We both live in unusually walkable parts of town, with lots of shops, interesting people to watch, and beautiful homes tucked away on quiet canyon streets. The early evening is the best time to go. The air starts to cool, the streets grow quieter as people settle in for dinner, and, as it starts to get dark, the beautiful living rooms light up to allow a sly peek inside as we stroll by and pretend we actually belong there.We never run out of things to look at....and judge.
The other night on one of our evening constitutionals (I always love that image. It makes me fantasize a little about maybe growing old together and slowly evolving into that graying couple that you spot every night walking the neighborhood, hands clasped), I paid a little more attention to our conversation.
"Look at that house, it is stunning."
"Oh my God, that is the ugliest re-model I've ever seen."
"That front porch is amazing, but those awnings are terrible."
That kind of thing. After about an hour of this (and it was terribly fun), I couldn't help but point out how judgemental we were being. He agreed and after that it became kind of our little joke. We started simplifying our observations to overly enthusiastic cheers directed at the things we liked, "Yay, landscaping!" or total rejection of what we disapproved of, "Boo, patio furniture!"

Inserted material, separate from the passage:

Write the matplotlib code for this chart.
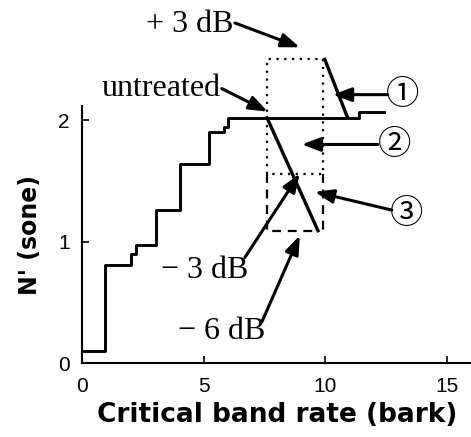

Leave it to me to take it to the next level by adding my exaggerated cheerleader moves perfected from four years of mocking the cheerleaders during high school football games. Let's just say I probably made a few people peep out their windows wondering what the hell was going on outside...before Wine Guy rushed me away, that is.
It was our best walk yet.
As our stroll wound down, I accidentally stumbled across a possible theory (who doesn't need more of those, right?) on what this whole "coupling up" phenomenon might really be about. Maybe we are just supposed to find that one person we can tolerate attaching ourselves to (and vice versa) so we can go through life aligned as one, cohesive unit - to tackle whatever the world throws at us for the rest of our lives. On a day to day level, this very likely boils down to this - you and your mate are essentially teammates who walk through the world together, judging everything as one.
Good restaurant. Bad movie. Worthwhile friend. Terrible cousin.
Basically, the idea is that you have an ally. Someone that you know will never judge you (hopefully) so you feel safe enough to judge everything else -- together. Aww, how sweet. There is even a term for it coined by Bridget Jones herself (yes, I just quoted goddamn Bridget Jones in this blog. Oy vey.....) a Smug Married.
As Wine Guy and I laughed about this concept, I asked him, "What do you think is the one thing most frequently judged by these smug couples?"
He couldn't venture a guess.
I think my response was frighteningly true. "Single people, of course."